Unity in Diversity: Phylogenetic-inspired Techniques for Reverse Engineering and Detection of Malware Families

We developed a framework for abstracting, aligning and analysing malware execution traces and performed a preliminary exploration of state of the art phylogenetic methods, whose strengths lie in pattern recognition and visualisation, to derive the statistical relationships within two contemporary malware families. We made use of phylogenetic trees and networks, motifs, logos, composition biases, and tree topology comparison methods with the objective of identifying common functionality and studying sources of variation in related samples. Networks were more useful for visualising short nop-equivalent code metamorphism than trees, tree topology comparison was suited for studying variations in multiple sets of homologous procedures.
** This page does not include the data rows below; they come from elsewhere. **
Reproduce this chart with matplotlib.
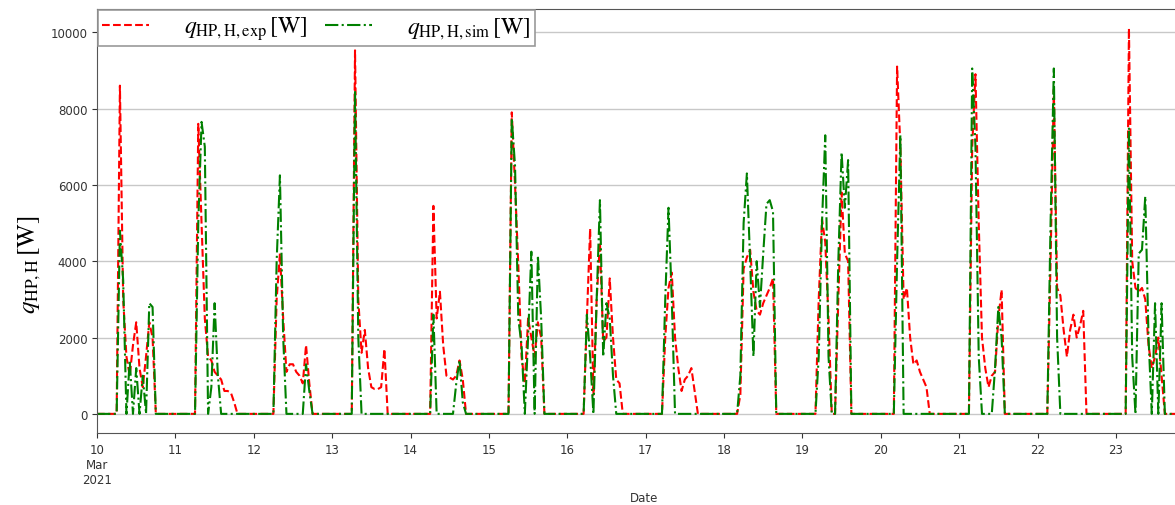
import numpy as np
import pandas as pd
import matplotlib
matplotlib.use("Agg")
import matplotlib.pyplot as plt
import matplotlib.dates as mdates
from matplotlib.ticker import FuncFormatter

plt.rcParams['mathtext.fontset'] = 'stix'

# hourly values (hours 0..23) per day, W
exp_d10 = [0,0,0,0,0,0,0,8600,3000,1500,1000,1800,2400,1200,700,1500,2400,2000,0,0,0,0,0,0]
sim_d10 = [0,0,0,0,0,0,0,4800,3500,0,1400,0,1200,0,1000,0,2900,2800,0,0,0,0,0,0]
exp_d11 = [0,0,0,0,0,0,0,7600,5000,2500,1500,1400,1100,1000,900,600,600,550,300,0,0,0,0,0]
sim_d11 = [0,0,0,0,0,0,0,5000,7650,7000,0,700,2900,1000,0,0,0,0,0,0,0,0,0,0]
exp_d12 = [0,0,0,0,0,0,0,3000,4200,2500,1100,1300,1300,1100,1000,800,1800,800,0,0,0,0,0,0]
sim_d12 = [0,0,0,0,0,0,0,4000,6250,2000,0,0,0,0,0,0,1300,600,0,0,0,0,0,0]
exp_d13 = [0,0,0,0,0,0,0,9525,3000,1600,2200,1200,700,650,650,700,1700,0,0,0,0,0,0,0]
sim_d13 = [0,0,0,0,0,0,0,8470,2000,0,0,0,0,0,0,0,0,0,0,0,0,0,0,0]
exp_d14 = [0,0,0,0,0,0,0,5450,2500,3200,1800,1000,950,900,1000,1400,900,0,0,0,0,0,0,0]
sim_d14 = [0,0,0,0,0,0,0,2600,0,0,0,0,0,0,800,1400,300,0,0,0,0,0,0,0]
exp_d15 = [0,0,0,0,0,0,0,7900,6000,3900,1500,800,2500,2000,1500,2400,2000,0,0,0,0,0,0,0]
sim_d15 = [0,0,0,0,0,0,0,7750,6500,2500,1800,0,2000,4250,0,4150,2500,0,0,0,0,0,0,0]
exp_d16 = [0,0,0,0,0,0,2500,4850,500,3000,4500,1900,2000,3550,2000,900,800,0,0,0,0,0,0,0]
sim_d16 = [0,0,0,0,0,0,2600,1500,0,3000,5600,1500,2900,2500,1000,0,0,0,0,0,0,0,0,0]
exp_d17 = [0,0,0,0,0,0,2000,3300,3700,2000,1200,600,900,1000,1200,600,0,0,0,0,0,0,0,0]
sim_d17 = [0,0,0,0,0,0,3000,5400,3000,0,0,0,0,0,0,0,0,0,0,0,0,0,0,0]
exp_d18 = [0,0,0,0,0,500,3800,4100,4300,3200,2700,2600,2900,3100,3300,3550,0,0,0,0,0,0,0,0]
sim_d18 = [0,0,0,0,0,1000,5000,6300,4000,1500,4000,2800,4200,5500,5600,5300,0,0,0,0,0,0,0,0]
exp_d19 = [0,0,0,0,0,3000,5100,4500,2500,0,0,3000,5800,4200,4000,0,0,0,0,0,0,0,0,0]
sim_d19 = [0,0,0,0,0,1500,5000,7300,1500,0,0,4000,6850,5400,6650,0,0,0,0,0,0,0,0,0]
exp_d20 = [0,0,0,0,0,9100,7000,3000,3300,2000,1300,1400,1100,900,700,0,0,0,0,0,0,0,0,0]
sim_d20 = [0,0,0,0,0,4000,7300,0,0,0,0,0,0,0,0,0,0,0,0,0,0,0,0,0]
exp_d21 = [0,0,0,0,7000,8900,5000,2000,1200,700,1000,1100,2500,3250,0,0,0,0,0,0,0,0,0,0]
sim_d21 = [0,0,0,0,9050,7000,1500,0,0,0,0,1200,2800,2000,0,0,0,0,0,0,0,0,0,0]
exp_d22 = [0,0,0,0,4000,8500,3300,3100,2200,1500,2200,2600,2000,2300,2700,0,0,0,0,0,0,0,0,0]
sim_d22 = [0,0,0,0,5000,9050,2000,0,0,0,0,0,0,0,0,0,0,0,0,0,0,0,0,0]
exp_d23 = [0,0,0,0,10100,4000,3300,3200,3300,3000,1800,1200,1500,2000,1000,0,0,0,0,0,0,0,0,0]
sim_d23 = [0,0,0,0,7500,1500,0,4200,4300,5700,2000,0,2900,0,2900,0,0,0,0,0,0,0,0,0]

exp_days = [exp_d10, exp_d11, exp_d12, exp_d13, exp_d14, exp_d15, exp_d16,
            exp_d17, exp_d18, exp_d19, exp_d20, exp_d21, exp_d22, exp_d23]
sim_days = [sim_d10, sim_d11, sim_d12, sim_d13, sim_d14, sim_d15, sim_d16,
            sim_d17, sim_d18, sim_d19, sim_d20, sim_d21, sim_d22, sim_d23]

q_exp = np.concatenate(exp_days)
q_sim = np.concatenate(sim_days)
times = pd.date_range('2021-03-10', periods=len(q_exp), freq='h')

label_exp = r'$q_{\mathrm{HP,H,exp}}\,[\mathrm{W}]$'
label_sim = r'$q_{\mathrm{HP,H,sim}}\,[\mathrm{W}]$'
ylabel = r'$q_{\mathrm{HP,H}}\,[\mathrm{W}]$'

fig = plt.figure(figsize=(11.75, 5.06), dpi=100)
ax = fig.add_axes([0.0826, 0.142, 0.931, 0.838])

ax.plot(times, q_exp, color='red', linestyle='--', linewidth=1.5, label=label_exp)
ax.plot(times, q_sim, color='green', linestyle='-.', linewidth=1.5, label=label_sim)

ax.set_xlim(times[0], times[-1])
ax.set_yticks([0, 2000, 4000, 6000, 8000, 10000])
ax.yaxis.grid(True, color='#c8c8c8', linewidth=1.0)
ax.set_axisbelow(True)

ax.xaxis.set_major_locator(mdates.DayLocator())
def fmt(x, pos):
    d = mdates.num2date(x)
    if d.day == 10:
        return '10\nMar\n2021'
    return str(d.day)
ax.xaxis.set_major_formatter(FuncFormatter(fmt))

ax.tick_params(axis='both', labelsize=8.5, colors='#333333')
for s in ax.spines.values():
    s.set_color('#555555')

ax.set_xlabel('Date', fontsize=8.5, color='#333333')
ax.set_ylabel(ylabel, fontsize=18)
ax.yaxis.set_label_coords(-0.049, 0.40)

leg = ax.legend(loc='upper left', ncol=2, fontsize=17, fancybox=False,
                edgecolor='#999999', framealpha=1.0, borderaxespad=0.05,
                handlelength=2.0, columnspacing=0.7, handletextpad=1.5,
                borderpad=0.15)
leg.get_frame().set_linewidth(1.2)

fig.savefig('out.png', dpi=100)
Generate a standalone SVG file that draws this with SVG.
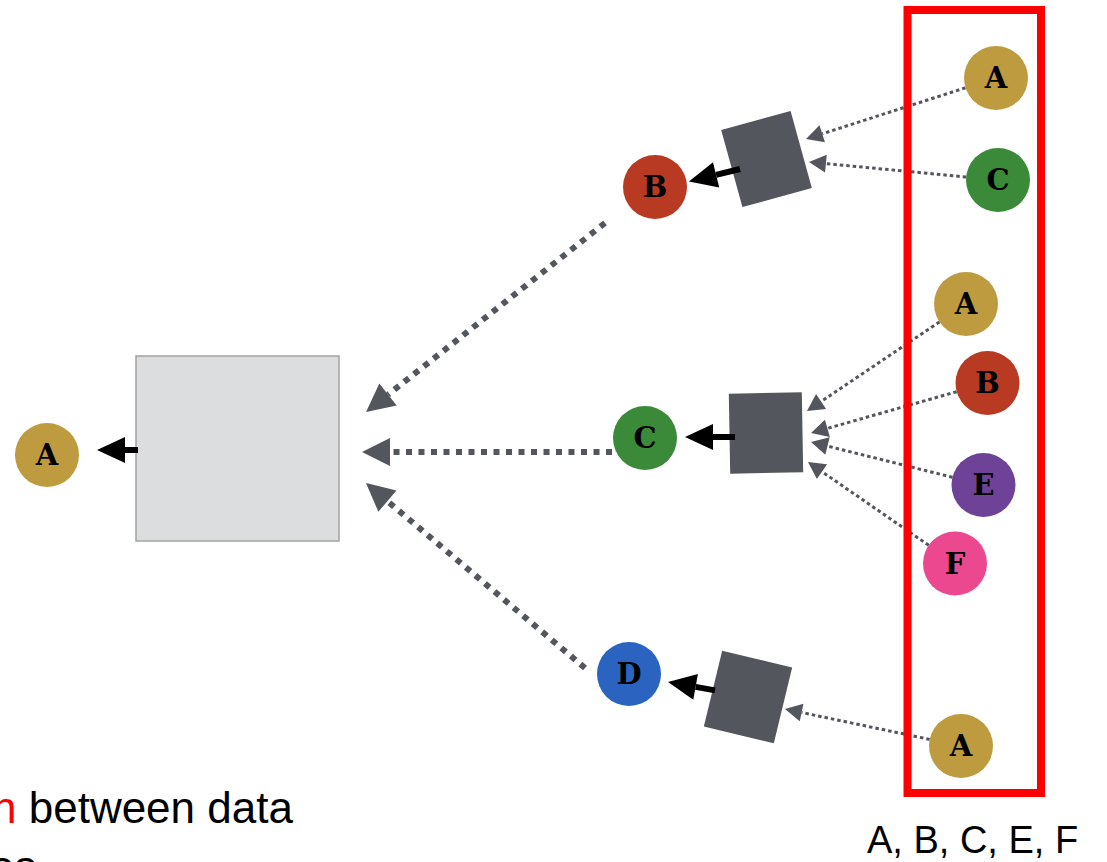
<svg xmlns="http://www.w3.org/2000/svg" width="1107" height="862" viewBox="0 0 1107 862">
<style>
.lbl{font-family:"DejaVu Serif","Liberation Serif",serif;font-weight:bold;font-size:29px;fill:#000;text-anchor:middle}
.txt{font-family:"Liberation Sans","DejaVu Sans",sans-serif;fill:#000}
.blk{stroke:#000;stroke-width:6;fill:none}
.big{stroke:#53565C;stroke-width:6;stroke-dasharray:6 6.5;fill:none}
.sml{stroke:#53565C;stroke-width:3;stroke-dasharray:3.5 3;fill:none}
.sq{fill:#53565C}
</style>
<defs>
<marker id="hb" markerUnits="userSpaceOnUse" markerWidth="30" markerHeight="28" refX="0" refY="13" orient="auto" overflow="visible"><path d="M0,0 L28,13 L0,26 z" fill="#000"/></marker>
<marker id="hg" markerUnits="userSpaceOnUse" markerWidth="30" markerHeight="30" refX="0" refY="14" orient="auto" overflow="visible"><path d="M0,0 L28,14 L0,28 z" fill="#53565C"/></marker>
<marker id="hs" markerUnits="userSpaceOnUse" markerWidth="18" markerHeight="18" refX="0" refY="9" orient="auto" overflow="visible"><path d="M0,0 L17,9 L0,18 z" fill="#53565C"/></marker>
</defs>

<g id="bigbox"><rect x="136" y="356" width="203" height="185" fill="#DCDDDF" stroke="#A3A3A3" stroke-width="1.5"/></g>
<g id="sq-top"><rect x="-36" y="-40" width="72" height="80" class="sq" transform="translate(766.5,159) rotate(-15.4)"/></g>
<g id="sq-mid"><rect x="-36.5" y="-40" width="73" height="80" class="sq" transform="translate(766,433) rotate(-1)"/></g>
<g id="sq-bot"><rect x="-36" y="-39" width="72" height="78" class="sq" transform="translate(748,697) rotate(13.6)"/></g>

<g id="connectors">
<path class="blk" d="M138,450 L125,450" marker-end="url(#hb)"/>
<path class="blk" d="M740,169 L716.1,174.9" marker-end="url(#hb)"/>
<path class="blk" d="M735,437 L713,437" marker-end="url(#hb)"/>
<path class="blk" d="M715,690.4 L695.6,686.9" marker-end="url(#hb)"/>
<path class="big" d="M605,223 L388,394.6" marker-end="url(#hg)"/>
<path class="big" d="M612,452 L390,452" marker-end="url(#hg)"/>
<path class="big" d="M585,668 L387.4,501.1" marker-end="url(#hg)"/>
<path class="sml" d="M965.5,87.8 L822.2,133.8" marker-end="url(#hs)"/>
<path class="sml" d="M966.2,177 L825.9,163.6" marker-end="url(#hs)"/>
<path class="sml" d="M939.5,321.9 L821.1,401.5" marker-end="url(#hs)"/>
<path class="sml" d="M956.7,391.7 L827.4,428.4" marker-end="url(#hs)"/>
<path class="sml" d="M952.5,477.3 L827.5,446.1" marker-end="url(#hs)"/>
<path class="sml" d="M928.7,545.3 L822,471.7" marker-end="url(#hs)"/>
<path class="sml" d="M929.7,739.4 L801.6,712.5" marker-end="url(#hs)"/>
</g>

<g id="redbox"><rect x="907.5" y="10" width="133.5" height="783" fill="none" stroke="#FF0000" stroke-width="8"/></g>

<g id="n-A-left"><circle cx="47" cy="455" r="32" fill="#BE9B3F"/><text class="lbl" x="47" y="465">A</text></g>
<g id="n-B"><circle cx="655" cy="187" r="32" fill="#B93A22"/><text class="lbl" x="655" y="197">B</text></g>
<g id="n-C"><circle cx="645" cy="438" r="32" fill="#3B8A3A"/><text class="lbl" x="645" y="448">C</text></g>
<g id="n-D"><circle cx="629" cy="674" r="32" fill="#2A64C0"/><text class="lbl" x="629" y="684">D</text></g>
<g id="n-A1"><circle cx="996" cy="78" r="32" fill="#BE9B3F"/><text class="lbl" x="996" y="88">A</text></g>
<g id="n-C1"><circle cx="998" cy="180" r="32" fill="#3B8A3A"/><text class="lbl" x="998" y="190">C</text></g>
<g id="n-A2"><circle cx="966" cy="304" r="32" fill="#BE9B3F"/><text class="lbl" x="966" y="314">A</text></g>
<g id="n-B2"><circle cx="987.5" cy="383" r="32" fill="#B93A22"/><text class="lbl" x="987.5" y="393">B</text></g>
<g id="n-E2"><circle cx="983.5" cy="485" r="32" fill="#6E4397"/><text class="lbl" x="983.5" y="495">E</text></g>
<g id="n-F2"><circle cx="955" cy="563.5" r="32" fill="#EC4890"/><text class="lbl" x="955" y="573.5">F</text></g>
<g id="n-A3"><circle cx="961" cy="746" r="32" fill="#BE9B3F"/><text class="lbl" x="961" y="756">A</text></g>

<text class="txt" x="867" y="853" font-size="38">A, B, C, E, F</text>
<text class="txt" x="-8" y="823" font-size="44"><tspan fill="#FF0000">n</tspan> between data</text>
<text class="txt" x="-10" y="882" font-size="44">es</text>
</svg>
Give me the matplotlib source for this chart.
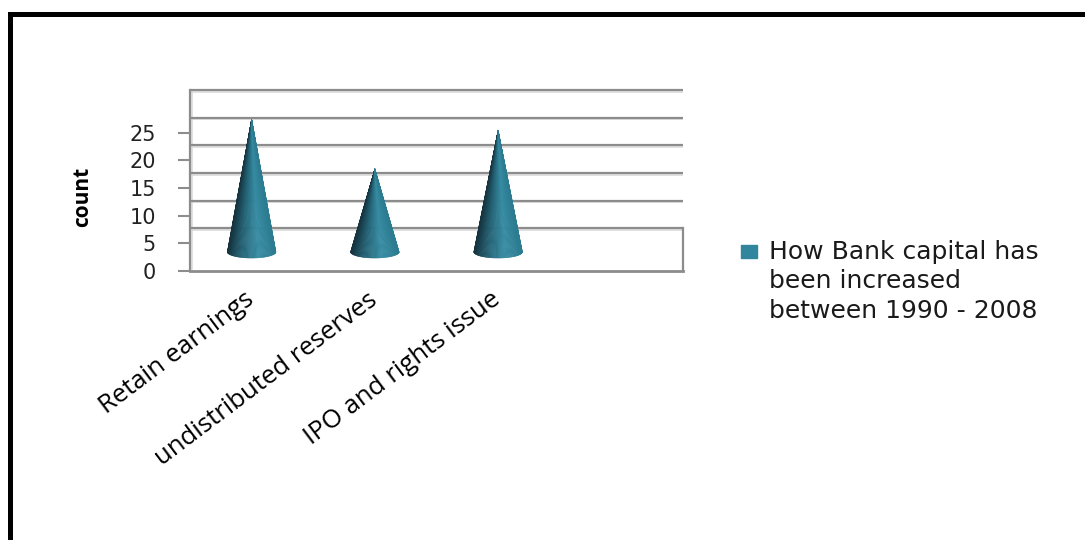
import numpy as np
import matplotlib.pyplot as plt
from matplotlib.collections import PolyCollection
from matplotlib.colors import LinearSegmentedColormap
from matplotlib.patches import Rectangle
from matplotlib.lines import Line2D

# data
categories = ['Retain earnings', 'undistributed reserves', 'IPO and rights issue']
counts = [24, 15, 22]
y_ticks = [0, 5, 10, 15, 20, 25]
y_label = 'count'
legend_lines = ['How Bank capital has', 'been increased', 'between 1990 - 2008']

W, H = 1085, 540
Y0 = 270.7        # pixel row of value 0 (front)
PPU = 5.52        # pixels per value unit
TOP = 33.1
DEPTH = 7.7       # back wall is lifted by this many units
BASE = 3.4        # cones stand mid-depth
R = 0.197         # cone radius (category units)
E = 1.1           # half height of base ellipse (value units)
GRID = '#8c8c8c'
TEAL = '#31859c'

cone_cmap = LinearSegmentedColormap.from_list(
    'cone', [(0, '#15323d'), (0.3, '#236275'), (0.65, '#368ca3'), (1, '#2c7b90')])


def draw_cone(ax, cx, value, n=64):
    th = np.linspace(np.pi, 0, n + 1)
    bx = cx + R * np.cos(th)
    by = BASE - E * np.sin(th)
    tip = (cx, BASE + value)
    polys = [[tip, (bx[k], by[k]), (bx[k + 1], by[k + 1])] for k in range(n)]
    u = (np.cos((th[:-1] + th[1:]) / 2) + 1) / 2
    cols = cone_cmap(u)
    pc = PolyCollection(polys, facecolors=cols, edgecolors=cols, linewidths=0.4, zorder=4)
    ax.add_collection(pc)


fig = plt.figure(figsize=(W / 100, H / 100), dpi=100)
ax = fig.add_axes([190 / W, (H - Y0) / H, 493 / W, TOP * PPU / H])
ax.set_xlim(-0.5, 3.5)
ax.set_ylim(0, TOP)
for s in ax.spines.values():
    s.set_visible(False)

# back wall
for v in y_ticks:
    ax.plot([-0.5, 3.5], [v + DEPTH - 0.3] * 2, color='#dadada', lw=1.2, zorder=1)
    ax.plot([-0.5, 3.5], [v + DEPTH] * 2, color=GRID, lw=1.6, zorder=2)
ax.plot([-0.5, -0.5], [0, y_ticks[-1] + DEPTH], color=GRID, lw=1.6, zorder=2, clip_on=False)
ax.plot([-0.48, -0.48], [0.3, y_ticks[-1] + DEPTH], color='#dadada', lw=1.2, zorder=1)
# floor
ax.plot([-0.5, 3.5], [0, 0], color=GRID, lw=2, zorder=2, clip_on=False)
ax.plot([3.5, 3.5], [0, DEPTH], color=GRID, lw=1.6, zorder=2, clip_on=False)

for i, v in enumerate(counts):
    draw_cone(ax, i, v)

ax.set_yticks(y_ticks)
ax.tick_params(axis='y', length=8.6, width=1.5, color=GRID, pad=16,
               labelsize=15, labelcolor='#222222')
ax.set_xticks(range(len(categories)))
ax.set_xticklabels(categories, rotation=37, ha='right', va='center',
                   rotation_mode='anchor', fontsize=18.5, family='Open Sans')
ax.tick_params(axis='x', length=0, pad=19)

ax.set_ylabel(y_label, fontsize=15, fontweight='bold', family='Open Sans')
ax.yaxis.set_label_coords(-0.197, 0.403)

# legend
fig.patches.append(Rectangle((741 / W, 1 - 258 / H), 16 / W, 13 / H,
                             transform=fig.transFigure, color=TEAL))
for i, line in enumerate(legend_lines):
    fig.text(769 / W, 1 - (259 + 29.5 * i) / H, line, fontsize=18,
             va='baseline', ha='left', color='#1a1a1a')

# outer frame
fig.add_artist(Line2D([9.5 / W, 9.5 / W], [0, 1 - 13.5 / H], color='k', lw=3.6))
fig.add_artist(Line2D([9.5 / W, 1], [1 - 13.5 / H] * 2, color='k', lw=3.6))

fig.savefig('out.png', dpi=100)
We found logos could be used for code normalisation, which resulted in 33% to 62% reduction in the number of instructions. A motif search showed that API sequences related to the management of memory, I/O, libraries and threading do not change significantly amongst malware variants, composition bias provided an efficient way to distinguish between families. Using context-sensitive procedure analysis, we found that 100% of a set of memory management procedures used by the FakeAV-DO and "Skyhoo" malware families were uniquely identifiable. We discuss how phylogenetic techniques can aid the reverse engineering and detection of malware families and describe some related challenges.